Я сижу, молча слушаю и дивлюсь разнообразию и прихотливости страстей человеческих.
«Ну, вот человек, — думаю я про себя, — сколачивал бы себе деньги да сколачивал; нет, ему еще нужно славы, литературной славы, славы хорошего издателя, критика!»
В настоящую минуту он силится подробно изложить мне одну литературную мысль, слышанную им дня три тому назад от меня же, и против которой он, три дня тому назад, со мной же спорил, а теперь выдает ее за свою.
Но с Александром Петровичем такая забывчивость поминутно случается, и он известен этой невинной слабостью между всеми своими знакомыми.
Как он рад теперь, ораторствуя в своей карете, как доволен судьбой, как благодушен!
Он ведет учено-литературный разговор, и даже мягкий, приличный его басок отзывается ученостью.
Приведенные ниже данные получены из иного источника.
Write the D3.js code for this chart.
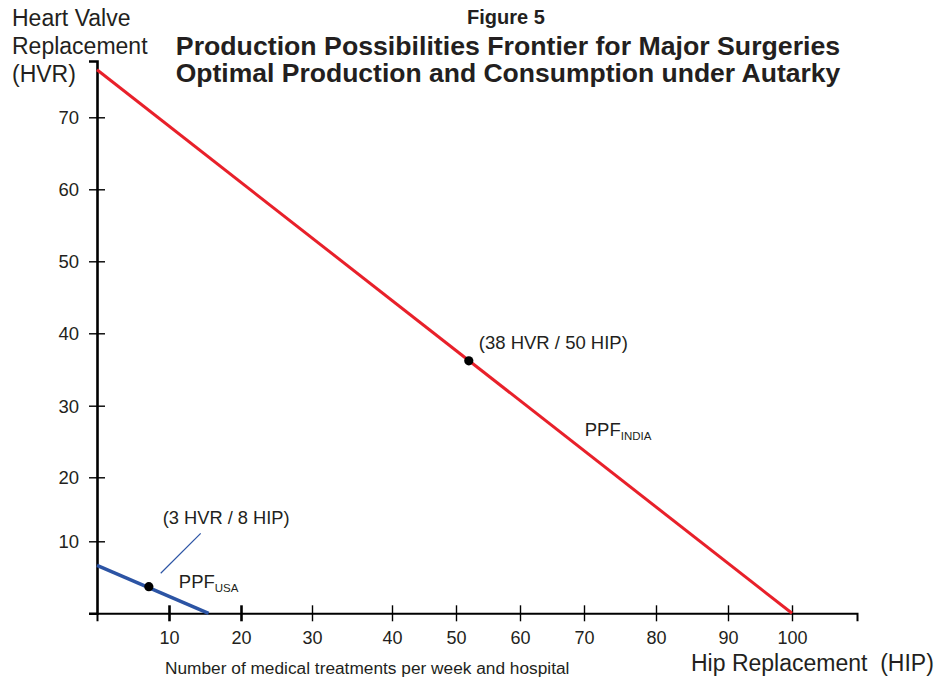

Мало-помалу он залиберальничался и переходит к невинно-скептическому убеждению, что в литературе нашей, да и вообще ни в какой и никогда, не может быть ни у кого честности и скромности, а есть только одно «взаимное битье друг друга по мордасам» — особенно при начале подписки.
Я думаю про себя, что Александр Петрович наклонен даже всякого честного и искреннего литератора за его честность и искренность считать если не дураком, то по крайней мере простофилей.
Разумеется, такое суждение прямо выходит из чрезвычайной невинности Александра Петровича.
Но я уже его не слушаю.
На Васильевском острове он выпускает меня из кареты, и я бегу к нашим.
Вот и Тринадцатая линия, вот и их домик.
Анна Андреевна, увидя меня, грозит мне пальцем, махает на меня руками и шикает на меня, чтоб я не шумел.
— Нелли только что заснула, бедняжка! — шепчет она мне поскорее, — ради бога, не разбудите!
Только уж очень она, голубушка, слаба.
Боимся мы за нее.
Доктор говорит, что это покамест ничего. Да что от него путного-то добьешься, от вашего доктора!
И не грех вам это, Иван Петрович?
Ждали вас, ждали к обеду-то… ведь двое суток не были!..
— Но ведь я объявил еще третьего дня, что не буду двое суток, — шепчу я Анне Андреевне.
— Надо было работу кончать…
— Да ведь к обеду сегодня обещался же прийти!
Что ж не приходил?
Нелли нарочно с постельки встала, ангельчик мой, в кресло покойное ее усадили, да и вывезли к обеду:
«Хочу, дескать, с вами вместе Ваню ждать», а наш Ваня и не бывал.
Ведь шесть часов скоро!
Где протаскался-то? Греховодники вы эдакие!
Ведь ее вы так расстроили, что уж я не знала, как и уговорить… благо заснула, голубушка.
А Николай Сергеич к тому же в город ушел (к чаю-то будет!); одна и бьюсь… Место-то ему, Иван Петрович, выходит; только как подумаю, что в Перми, так и захолонет у меня на душе…
— А где Наташа?
— В садике, голубка, в садике!
Сходите к ней… Что-то она тоже у меня такая… Как-то и не соображу… Ох, Иван Петрович, тяжело мне душой!
Уверяет, что весела и довольна, да не верю я ей… Сходи-ка к ней, Ваня, да мне и расскажи ужо потихоньку, что с ней… Слышишь?
Но я уже не слушаю Анну Андреевну, а бегу в садик.
Этот садик принадлежит к дому; он шагов в двадцать пять длиною и столько же в ширину и весь зарос зеленью.
В нем три высоких старых, раскидистых дерева, несколько молодых березок, несколько кустов сирени, жимолости, есть уголок малинника, две грядки с клубникой и две узеньких извилистых дорожки, вдоль и поперек садика.
Старик от него в восторге и уверяет, что в нем скоро будут расти грибы.
Главное же в том, что Нелли полюбила этот садик, и ее часто вывозят в креслах на садовую дорожку, а Нелли теперь идол всего дома.
Но вот и Наташа; она с радостью встречает меня и протягивает мне руку.
Как она худа, как бледна!
Она тоже едва оправилась от болезни.
— Совсем ли кончил, Ваня? — спрашивает она меня.
— Совсем, совсем!
И на весь вечер совершенно свободен.
— Ну, слава богу!
Торопился?
Портил?
— Что ж делать!
Впрочем, это ничего.
У меня вырабатывается, в такую напряженную работу, какое-то особенное раздражение нервов; я яснее соображаю, живее и глубже чувствую, и даже слог мне вполне подчиняется, так что в напряженной-то работе и лучше выходит.